## [Exercise aim]
Write the data out again, exactly as given.

^^^^^^^^

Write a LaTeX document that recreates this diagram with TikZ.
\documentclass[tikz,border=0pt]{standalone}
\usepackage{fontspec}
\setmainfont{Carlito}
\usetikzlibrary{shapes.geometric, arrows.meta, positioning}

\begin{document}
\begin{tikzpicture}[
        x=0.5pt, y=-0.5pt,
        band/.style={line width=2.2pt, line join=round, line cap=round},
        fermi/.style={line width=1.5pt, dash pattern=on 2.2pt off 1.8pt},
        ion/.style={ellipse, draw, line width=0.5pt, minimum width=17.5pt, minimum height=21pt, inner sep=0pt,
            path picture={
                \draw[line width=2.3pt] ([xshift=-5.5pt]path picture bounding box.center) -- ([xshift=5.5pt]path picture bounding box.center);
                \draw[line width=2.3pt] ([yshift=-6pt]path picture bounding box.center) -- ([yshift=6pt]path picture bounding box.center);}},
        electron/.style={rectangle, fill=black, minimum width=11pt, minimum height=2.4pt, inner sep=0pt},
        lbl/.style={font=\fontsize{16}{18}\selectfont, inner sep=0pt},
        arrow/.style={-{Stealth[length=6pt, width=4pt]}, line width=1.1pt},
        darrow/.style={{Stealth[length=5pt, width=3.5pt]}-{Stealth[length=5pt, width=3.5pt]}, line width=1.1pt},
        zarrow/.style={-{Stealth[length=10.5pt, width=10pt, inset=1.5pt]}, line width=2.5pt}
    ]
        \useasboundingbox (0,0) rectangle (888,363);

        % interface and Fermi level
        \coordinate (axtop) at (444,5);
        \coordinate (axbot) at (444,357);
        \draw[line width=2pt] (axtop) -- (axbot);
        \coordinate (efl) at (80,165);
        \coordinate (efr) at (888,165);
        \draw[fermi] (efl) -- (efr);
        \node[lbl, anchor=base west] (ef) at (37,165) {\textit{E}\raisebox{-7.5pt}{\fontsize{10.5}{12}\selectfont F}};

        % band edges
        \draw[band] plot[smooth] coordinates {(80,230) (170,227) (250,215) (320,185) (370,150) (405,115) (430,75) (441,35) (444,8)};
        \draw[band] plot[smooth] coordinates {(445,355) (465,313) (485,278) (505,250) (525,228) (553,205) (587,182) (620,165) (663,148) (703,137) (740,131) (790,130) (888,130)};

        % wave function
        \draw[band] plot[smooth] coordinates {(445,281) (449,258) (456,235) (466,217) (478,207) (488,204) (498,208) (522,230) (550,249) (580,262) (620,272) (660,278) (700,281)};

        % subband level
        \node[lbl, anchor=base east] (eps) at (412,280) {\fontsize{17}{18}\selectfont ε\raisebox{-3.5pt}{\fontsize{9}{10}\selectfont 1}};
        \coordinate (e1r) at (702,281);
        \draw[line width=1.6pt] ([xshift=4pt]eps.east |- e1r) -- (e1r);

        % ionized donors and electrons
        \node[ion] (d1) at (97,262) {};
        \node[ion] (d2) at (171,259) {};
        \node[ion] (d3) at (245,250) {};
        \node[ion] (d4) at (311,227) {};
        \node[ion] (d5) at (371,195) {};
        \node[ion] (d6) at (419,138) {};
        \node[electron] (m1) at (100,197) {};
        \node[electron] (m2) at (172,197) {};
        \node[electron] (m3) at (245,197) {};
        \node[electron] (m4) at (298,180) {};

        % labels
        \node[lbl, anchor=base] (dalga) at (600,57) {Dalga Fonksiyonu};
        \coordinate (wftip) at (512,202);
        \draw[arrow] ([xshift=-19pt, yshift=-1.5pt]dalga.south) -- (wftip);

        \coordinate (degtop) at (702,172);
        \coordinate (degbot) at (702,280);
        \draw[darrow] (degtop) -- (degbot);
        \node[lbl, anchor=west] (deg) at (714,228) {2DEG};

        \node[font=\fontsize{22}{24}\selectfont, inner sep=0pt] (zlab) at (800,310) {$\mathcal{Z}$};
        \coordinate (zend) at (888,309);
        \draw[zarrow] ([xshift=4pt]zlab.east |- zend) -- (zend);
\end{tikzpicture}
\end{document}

^^^^^^^^

## [Worked answer]
Write a LaTeX document that recreates this diagram with TikZ.
\documentclass[tikz,border=0pt]{standalone}
\usepackage{fontspec}
\setmainfont{Carlito}
\usetikzlibrary{shapes.geometric, arrows.meta, positioning}

\begin{document}
\begin{tikzpicture}[
        x=0.5pt, y=-0.5pt,
        band/.style={line width=2.2pt, line join=round, line cap=round},
        fermi/.style={line width=1.5pt, dash pattern=on 2.2pt off 1.8pt},
        ion/.style={ellipse, draw, line width=0.5pt, minimum width=17.5pt, minimum height=21pt, inner sep=0pt,
            path picture={
                \draw[line width=2.3pt] ([xshift=-5.5pt]path picture bounding box.center) -- ([xshift=5.5pt]path picture bounding box.center);
                \draw[line width=2.3pt] ([yshift=-6pt]path picture bounding box.center) -- ([yshift=6pt]path picture bounding box.center);}},
        electron/.style={rectangle, fill=black, minimum width=11pt, minimum height=2.4pt, inner sep=0pt},
        lbl/.style={font=\fontsize{16}{18}\selectfont, inner sep=0pt},
        arrow/.style={-{Stealth[length=6pt, width=4pt]}, line width=1.1pt},
        darrow/.style={{Stealth[length=5pt, width=3.5pt]}-{Stealth[length=5pt, width=3.5pt]}, line width=1.1pt},
        zarrow/.style={-{Stealth[length=10.5pt, width=10pt, inset=1.5pt]}, line width=2.5pt}
    ]
        \useasboundingbox (0,0) rectangle (888,363);

        % interface and Fermi level
        \coordinate (axtop) at (444,5);
        \coordinate (axbot) at (444,357);
        \draw[line width=2pt] (axtop) -- (axbot);
        \coordinate (efl) at (80,165);
        \coordinate (efr) at (888,165);
        \draw[fermi] (efl) -- (efr);
        \node[lbl, anchor=base west] (ef) at (37,165) {\textit{E}\raisebox{-7.5pt}{\fontsize{10.5}{12}\selectfont F}};

        % band edges
        \draw[band] plot[smooth] coordinates {(80,230) (170,227) (250,215) (320,185) (370,150) (405,115) (430,75) (441,35) (444,8)};
        \draw[band] plot[smooth] coordinates {(445,355) (465,313) (485,278) (505,250) (525,228) (553,205) (587,182) (620,165) (663,148) (703,137) (740,131) (790,130) (888,130)};

        % wave function
        \draw[band] plot[smooth] coordinates {(445,281) (449,258) (456,235) (466,217) (478,207) (488,204) (498,208) (522,230) (550,249) (580,262) (620,272) (660,278) (700,281)};

        % subband level
        \node[lbl, anchor=base east] (eps) at (412,280) {\fontsize{17}{18}\selectfont ε\raisebox{-3.5pt}{\fontsize{9}{10}\selectfont 1}};
        \coordinate (e1r) at (702,281);
        \draw[line width=1.6pt] ([xshift=4pt]eps.east |- e1r) -- (e1r);

        % ionized donors and electrons
        \node[ion] (d1) at (97,262) {};
        \node[ion] (d2) at (171,259) {};
        \node[ion] (d3) at (245,250) {};
        \node[ion] (d4) at (311,227) {};
        \node[ion] (d5) at (371,195) {};
        \node[ion] (d6) at (419,138) {};
        \node[electron] (m1) at (100,197) {};
        \node[electron] (m2) at (172,197) {};
        \node[electron] (m3) at (245,197) {};
        \node[electron] (m4) at (298,180) {};

        % labels
        \node[lbl, anchor=base] (dalga) at (600,57) {Dalga Fonksiyonu};
        \coordinate (wftip) at (512,202);
        \draw[arrow] ([xshift=-19pt, yshift=-1.5pt]dalga.south) -- (wftip);

        \coordinate (degtop) at (702,172);
        \coordinate (degbot) at (702,280);
        \draw[darrow] (degtop) -- (degbot);
        \node[lbl, anchor=west] (deg) at (714,228) {2DEG};

        \node[font=\fontsize{22}{24}\selectfont, inner sep=0pt] (zlab) at (800,310) {$\mathcal{Z}$};
        \coordinate (zend) at (888,309);
        \draw[zarrow] ([xshift=4pt]zlab.east |- zend) -- (zend);
\end{tikzpicture}
\end{document}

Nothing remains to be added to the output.